With all the above in mind, the meaning of Javadoc will be clearer:
"Retrieval operations (including get) generally do not block" because ConcurrentHashMap is not using "synchronized" for its thread-safety. The logic of get itself takes care of the thread-safeness; and If you look further in the Javadoc:
The table is internally partitioned to try to permit the indicated number
of concurrent updates without contention
Not only is retrieval non-blocking, even updates can happen concurrently. However, non-blocking/concurrent-updates does not means that it is thread-UNsafe. It simply means that it is using some ways other than simple "synchronized" for thread-safety.
However, as the internal synchronization mechanism is not exposed, if you want to do some complicated actions other than those provided by ConcurrentMap, you may need to consider changing your logic, or consider not using ConcurrentHashMap. For example:
// only remove if both key1 and key2 exists
if (map.containsKey(key1) && map.containsKey(key2)) {
map.remove(key1);
map.remove(key2);
}
ConcurrentHashmap.get() is thread-safe, in the sense that
It will not throw any exception, including ConcurrentModificationException
It will return a result that was true at some (recent) time in past. This means that two back-to-back calls to get can return different results. Of course, this true of any other Map as well.

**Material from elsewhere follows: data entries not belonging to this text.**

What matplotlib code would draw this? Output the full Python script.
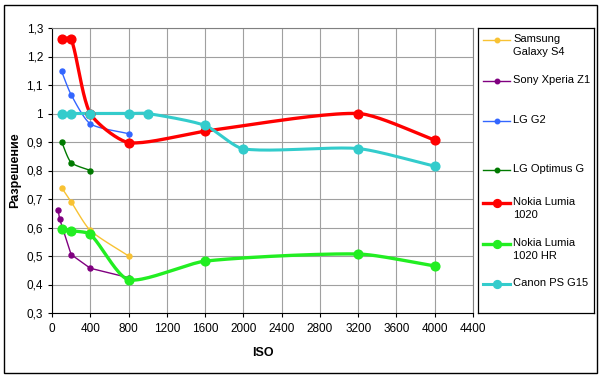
import numpy as np
import matplotlib
matplotlib.use("Agg")
import matplotlib.pyplot as plt
from matplotlib.lines import Line2D
from matplotlib.patches import Rectangle
from matplotlib.ticker import FuncFormatter

plt.rcParams["font.family"] = ["Liberation Sans", "DejaVu Sans"]

# ---- data ----
samsung_iso = [100, 200, 400, 800]
samsung_res = [0.74, 0.69, 0.59, 0.50]

sony_iso = [64, 80, 200, 400, 800]
sony_res = [0.66, 0.63, 0.505, 0.457, 0.424]

lgg2_iso = [100, 200, 400, 800]
lgg2_res = [1.148, 1.066, 0.964, 0.929]

optimus_iso = [100, 200, 400]
optimus_res = [0.901, 0.828, 0.80]

lumia_iso = [100, 200, 400, 800, 1600, 3200, 4000]
lumia_res = [1.262, 1.262, 1.0, 0.898, 0.938, 1.0, 0.907]

lumia_hr_iso = [100, 200, 400, 800, 1600, 3200, 4000]
lumia_hr_res = [0.596, 0.589, 0.576, 0.417, 0.482, 0.507, 0.465]

canon_iso = [100, 200, 400, 800, 1000, 1600, 2000, 3200, 4000]
canon_res = [1.0, 1.0, 1.0, 1.0, 1.0, 0.958, 0.876, 0.877, 0.815]

x_ticks = list(range(0, 4401, 400))
y_ticks = [0.3, 0.4, 0.5, 0.6, 0.7, 0.8, 0.9, 1.0, 1.1, 1.2, 1.3]

# name, x, y, color, linewidth, marker size, smoothed
SERIES = [
    ("Samsung\nGalaxy S4", samsung_iso, samsung_res, "#F8C233", 1.0, 3.6, True),
    ("Sony Xperia Z1", sony_iso, sony_res, "#800080", 1.0, 3.6, False),
    ("LG G2", lgg2_iso, lgg2_res, "#3366FF", 1.0, 3.6, True),
    ("LG Optimus G", optimus_iso, optimus_res, "#007A00", 1.0, 3.6, True),
    ("Nokia Lumia\n1020", lumia_iso, lumia_res, "#FF0000", 2.4, 6.3, True),
    ("Nokia Lumia\n1020 HR", lumia_hr_iso, lumia_hr_res, "#22EE22", 2.4, 6.3, True),
    ("Canon PS G15", canon_iso, canon_res, "#33CCCC", 2.2, 6.3, True),
]


def smooth(xs, ys, sx, sy, n=24, k=0.7):
    """Smoothed line: Bezier segments, tangents scaled by neighbouring segment lengths (pixel space)."""
    p = np.column_stack([np.asarray(xs, float) * sx, np.asarray(ys, float) * sy])
    if len(p) < 3:
        return xs, ys
    ext = np.vstack([p[0], p, p[-1]])
    t = np.linspace(0, 1, n)[:, None]
    out = [p[:1]]
    for i in range(1, len(ext) - 2):
        p0, p1, p2, p3 = ext[i - 1], ext[i], ext[i + 1], ext[i + 2]
        d01 = np.hypot(*(p1 - p0))
        d12 = np.hypot(*(p2 - p1))
        d23 = np.hypot(*(p3 - p2))
        c1 = p1 + (p2 - p0) * (k * d12 / (d01 + d12) / 3.0 if d01 + d12 > 0 else 0)
        c2 = p2 - (p3 - p1) * (k * d12 / (d12 + d23) / 3.0 if d12 + d23 > 0 else 0)
        seg = ((1 - t) ** 3) * p1 + 3 * ((1 - t) ** 2) * t * c1 + 3 * (1 - t) * t ** 2 * c2 + t ** 3 * p2
        out.append(seg[1:])
    q = np.vstack(out)
    return q[:, 0] / sx, q[:, 1] / sy


W, H = 600, 378
fig = plt.figure(figsize=(6.0, 3.78), dpi=100)
ax_l, ax_r, ax_t, ax_b = 52, 473, 28, 313
ax = fig.add_axes([ax_l / W, 1 - ax_b / H, (ax_r - ax_l) / W, (ax_b - ax_t) / H])

sx = (ax_r - ax_l) / 4400.0
sy = (ax_b - ax_t) / 1.0
for name, xs, ys, col, lw, ms, sm in SERIES:
    if sm:
        lx, ly = smooth(xs, ys, sx, sy)
    else:
        lx, ly = xs, ys
    ax.plot(lx, ly, color=col, lw=lw, zorder=3, solid_capstyle="round")
    ax.plot(xs, ys, ls="none", marker="o", ms=ms, color=col, mec=col, zorder=4)

ax.set_xlim(0, 4400)
ax.set_ylim(0.3, 1.3)
ax.set_xticks(x_ticks)
ax.set_yticks(y_ticks)
ax.yaxis.set_major_formatter(FuncFormatter(lambda v, _: f"{v:.1f}".rstrip("0").rstrip(".").replace(".", ",")))
ax.grid(True, color="#A0A0A0", lw=0.8)
ax.set_axisbelow(True)
ax.tick_params(axis="both", labelsize=8.5, length=3, width=0.8, color="black", direction="out")
ax.tick_params(axis="x", pad=4)
for s in ("top", "right"):
    ax.spines[s].set_color("#808080")
for s in ("left", "bottom"):
    ax.spines[s].set_color("black")
ax.set_xlabel("ISO", fontsize=9, fontweight="bold", labelpad=9)
ax.set_ylabel("Разрешение", fontsize=9, fontweight="bold", labelpad=4)

# ---- legend, drawn as its own box to the right ----
lg_l, lg_r = 478, 594
lax = fig.add_axes([lg_l / W, 1 - ax_b / H, (lg_r - lg_l) / W, (ax_b - ax_t) / H])
lax.set_xlim(lg_l, lg_r)
lax.set_ylim(ax_b, ax_t)
lax.set_xticks([])
lax.set_yticks([])
for s in lax.spines.values():
    s.set_color("black")
    s.set_linewidth(0.9)
row_y = [40, 81, 121, 170, 203, 244, 284]
for (name, xs, ys, col, lw, ms, sm), yy in zip(SERIES, row_y):
    lax.add_line(Line2D([483, 510], [yy, yy], color=col, lw=lw))
    lax.plot([496.5], [yy], marker="o", ms=ms * 0.9, color=col)
    lax.text(513, yy - 6, name, fontsize=8, va="top", ha="left", linespacing=1.35)

fig.patches.append(Rectangle((4 / W, 1 - 373 / H), 593 / W, 368 / H, transform=fig.transFigure,
                             fill=False, ec="black", lw=1.0))

fig.savefig("out.png", dpi=100)
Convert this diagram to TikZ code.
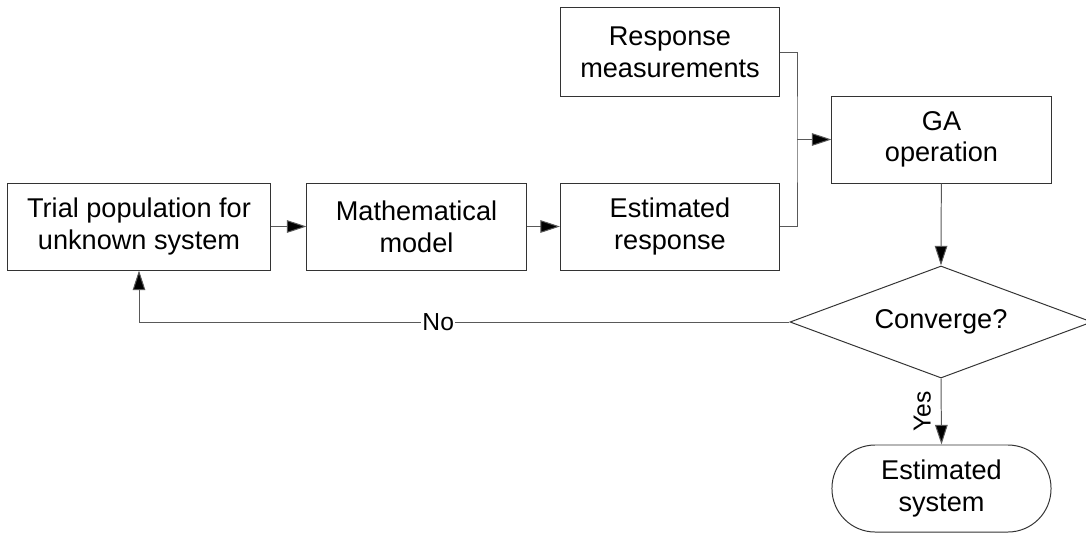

HashMap is divided into "buckets" based on hashCode. ConcurrentHashMap uses this fact. Its synchronization mechanism is based on blocking buckets rather than on entire Map. This way few threads can simultaneously write to few different buckets (one thread can write to one bucket at a time).
Reading from ConcurrentHashMap almost doesn't use synchronization. Synchronization is used when while fetching value for key, it sees null value. Since ConcurrentHashMap can't store null as values (yes, aside from keys, values also can't be nulls) it suggests that fetching null while reading happened in the middle of initializing map entry (key-value pair) by another thread: when key was assigned, but value not yet, and it still holds default null.
In such case reading thread will need to wait until entry will be written fully.
So results from read() will be based on current state of map. If you read value of key that was in the middle of updating you will likely get old value since writing process hasn't finished yet.
get() in ConcurrentHashMap is thread-safe because It reads the value
which is Volatile. And in cases when value is null of any key, then
get() method waits till it gets the lock and then it reads the updated
value.
When put() method is updating CHM, then it sets the value of that key to null, and then it creates a new entry and updates the CHM. This null value is used by get() method as signal that another thread is updating the CHM with the same key.
It just means that when one thread is updating and one thread is reading there is no guarantee that the one that called the ConcurrentHashMap method first, in time, will have their operation occur first.
Think about an update on the item telling where Bob is. If one thread asks where Bob is at about the same time that another thread updates to say he came 'inside', you can't predict whether the reader thread will get Bob's status as 'inside' or 'outside'. Even if the update thread calls the method first, the reader thread might get the 'outside' status.
The threads will not cause each other problems. The code is ThreadSafe.
One thread won't go into an infinite loop or start generating wierd NullPointerExceptions or get "itside" with half of the old status and half of the new.